We find that a US class-action lawsuit against a foreign firm cross-listed in the US negatively affects the value of its non-US-listed industry peers in its home country. Foreign peer firms subsequently improve their governance practices and financial policies to restore shareholder value. Our findings suggest that private enforcement in the US has a worldwide influence.
Theme 4: AI, FinTech, and New Developments in the Market
This theme explores new developments in the market, such as social media, social networks, machine learning, and blockchain technologies. I am particularly interested in the recent AI progress and new developments that have a “blue ocean” flavor.
“Borrowing from Friends of Friends: Indirect Social Networks and Bank Loans,” co-authored with Sterling Huang, Bo Li, Massimo Massa, and Siyuan Yang, working paper 2022. R&R at Management Science.
We examine how indirect connections (i.e., friends of friends), an important yet understudied feature of social networks, may affect bank loan contracts. We find that indirect connections-initiated new loans exhibit significantly lower spreads. Bank monitoring, loan quality, and firm investments are also negatively affected, suggesting that indirect connections may give rise to a favoritism treatment by banks in the extensive margin (i.e., issuing new loans).
“Predictive Crypto Crashes,” co-authored with Jennifer Li, and Li Liao, and Siyuan Yang, working paper 2023. (SSRN version coming soon)

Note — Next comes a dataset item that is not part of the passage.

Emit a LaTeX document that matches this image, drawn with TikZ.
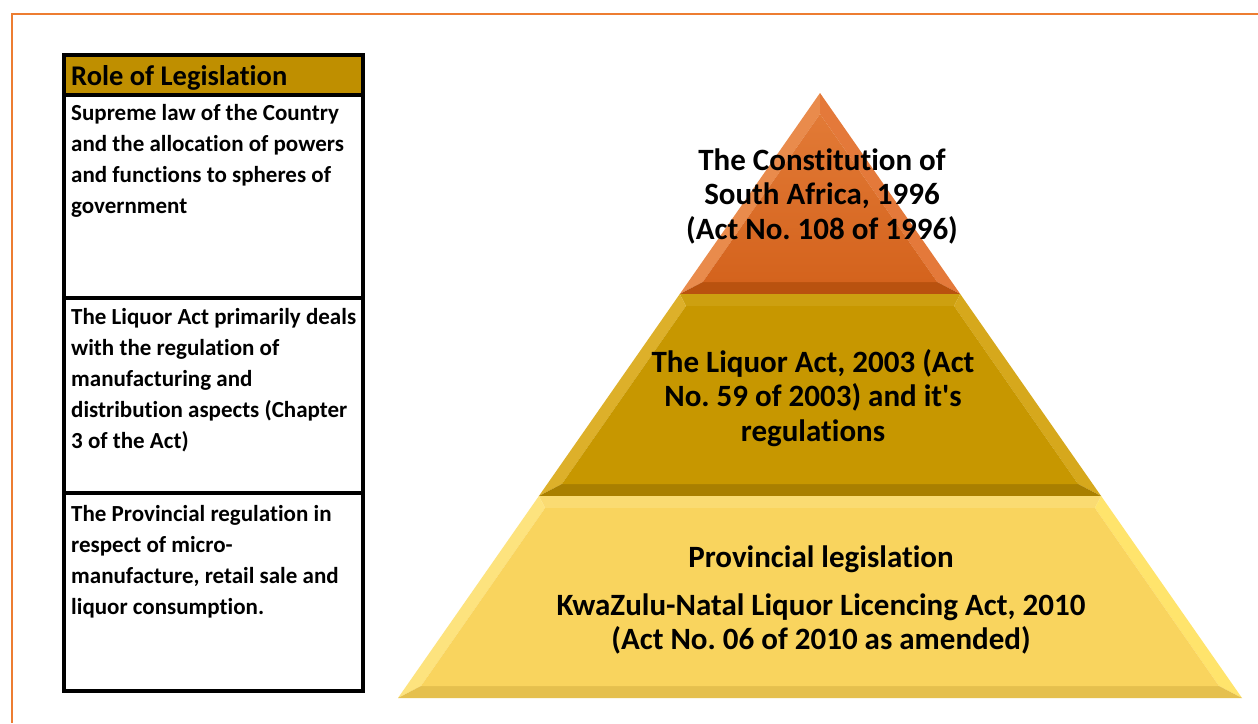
\documentclass[tikz,border=0pt]{standalone}
\usepackage{fontspec}
\setmainfont{Carlito}[Ligatures={NoCommon}]
\frenchspacing
\definecolor{frameor}{HTML}{ED7D31}
\definecolor{hdrgold}{HTML}{BF8F00}
\definecolor{oMain}{HTML}{D4631D}
\definecolor{oTop}{HTML}{E27A36}
\definecolor{oLeft}{HTML}{E98B4C}
\definecolor{oRight}{HTML}{E4793A}
\definecolor{oBot}{HTML}{B9520F}
\definecolor{gMain}{HTML}{C79700}
\definecolor{gTop}{HTML}{CDA010}
\definecolor{gLeft}{HTML}{DDB02A}
\definecolor{gRight}{HTML}{D6A81C}
\definecolor{gBot}{HTML}{A97F00}
\definecolor{yMain}{HTML}{F9D45E}
\definecolor{yTop}{HTML}{FADB72}
\definecolor{yLeft}{HTML}{FDE37E}
\definecolor{yRight}{HTML}{FFE46C}
\definecolor{yBot}{HTML}{E5C04E}
\begin{document}
\begin{tikzpicture}[x=1pt,y=-1pt,
  tabletext/.style={anchor=north west,inner sep=0pt,align=left,
    font=\bfseries\fontsize{23}{31}\selectfont},
  hdrtext/.style={anchor=base west,inner sep=0pt,
    font=\bfseries\fontsize{28.5}{34}\selectfont},
  pyrtext/.style={anchor=north,inner sep=0pt,align=center,
    font=\bfseries\fontsize{31}{34.5}\selectfont},
  tline/.style={line width=3.5pt}]
\useasboundingbox (0,0) rectangle (1258,723);
\fill[white] (0,0) rectangle (1258,723);
% orange frame
\draw[frameor,line width=2.5pt] (12,723) -- (12,14) -- (1258,14);
% table
\fill[hdrgold] (64,55) rectangle (363,95);
\draw[tline] (64,95) -- (363,95);
\draw[tline] (64,298) -- (363,298);
\draw[tline] (64,493) -- (363,493);
\draw[tline] (64,55) rectangle (363,691);
\node[hdrtext] (hdr) at (71,85) {Role of Legislation};
\node[tabletext] (r1) at (71,102) {\rule{0pt}{18pt}Supreme law of the Country\\and the allocation of powers\\and functions to spheres of\\government};
\node[tabletext] (r2) at (71,306) {\rule{0pt}{18pt}The Liquor Act primarily deals\\with the regulation of\\manufacturing and\\distribution aspects (Chapter\\3 of the Act)};
\node[tabletext] (r3) at (71,503) {\rule{0pt}{18pt}The Provincial regulation in\\respect of micro-\\manufacture, retail sale and\\liquor consumption.};
% tier 1
\fill[oLeft] (820,93) -- (679.8,294) -- (702.8,282) -- (820,114) -- cycle;
\fill[oRight] (820,93) -- (960.2,294) -- (937.2,282) -- (820,114) -- cycle;
\fill[oBot] (679.8,294) -- (960.2,294) -- (937.2,282) -- (702.8,282) -- cycle;
\shade[top color=oTop,bottom color=oMain] (820,114) -- (702.8,282) -- (937.2,282) -- cycle;
% tier 2
\fill[gTop] (679.8,294) -- (960.2,294) -- (954,306) -- (686,306) -- cycle;
\fill[gLeft] (679.8,294) -- (538.9,496) -- (561.9,484) -- (686,306) -- cycle;
\fill[gRight] (960.2,294) -- (1101.1,496) -- (1078.1,484) -- (954,306) -- cycle;
\fill[gBot] (538.9,496) -- (1101.1,496) -- (1078.1,484) -- (561.9,484) -- cycle;
\fill[gMain] (686,306) -- (954,306) -- (1078.1,484) -- (561.9,484) -- cycle;
% tier 3
\fill[yTop] (538.9,496) -- (1101.1,496) -- (1094.9,508) -- (545.1,508) -- cycle;
\fill[yLeft] (538.9,496) -- (398,698) -- (421,686) -- (545.1,508) -- cycle;
\fill[yRight] (1101.1,496) -- (1242,698) -- (1219,686) -- (1094.9,508) -- cycle;
\fill[yBot] (398,698) -- (1242,698) -- (1219,686) -- (421,686) -- cycle;
\fill[yMain] (545.1,508) -- (1094.9,508) -- (1219,686) -- (421,686) -- cycle;
% pyramid texts
\node[pyrtext] (t1) at (822,146) {\rule{0pt}{24pt}The Constitution of\\South Africa, 1996\\(Act No. 108 of 1996)};
\node[pyrtext] (t2) at (813,348) {\rule{0pt}{24pt}The Liquor Act, 2003 (Act\\No. 59 of 2003) and it\textquotesingle s\\regulations};
\node[pyrtext] (t3) at (821,543) {\rule{0pt}{24pt}Provincial legislation\\[13.5pt]KwaZulu-Natal Liquor Licencing Act, 2010\\(Act No. 06 of 2010 as amended)};
\end{tikzpicture}
\end{document}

Bubbles and crashes are hallmarks of cryptocurrencies. Can such bubbles/crashes be predicted in the cross-section of cryptocurrencies? We document that consecutive large price runups and price drawdowns, a leading asset pricing implication of slow-moving capital, can help predict crypto-crashes and negative returns. This effect may arise when investors reduce demand after experiencing inelasticity, leading to predictive price declines. Analysis using ICOs as a source of Ethereum blockchain congestion supports this mechanism.
“A Tale of Two Zoos: Machine Learning Insights on Retail Investors” with Pulak Ghosh, Huahao, Lu, and Jian Zhang, working paper, 2023. (SSRN version coming soon)
We employ various machine learning models to analyze the returns for millions of retail investors in India. We observe that Neural Networks outperform other machine learning and OLS models in uniquely predicting both good and bad out-of-sample performance. Behavioral biases exert a more significant influence on their returns than holding-weighted firm characteristics.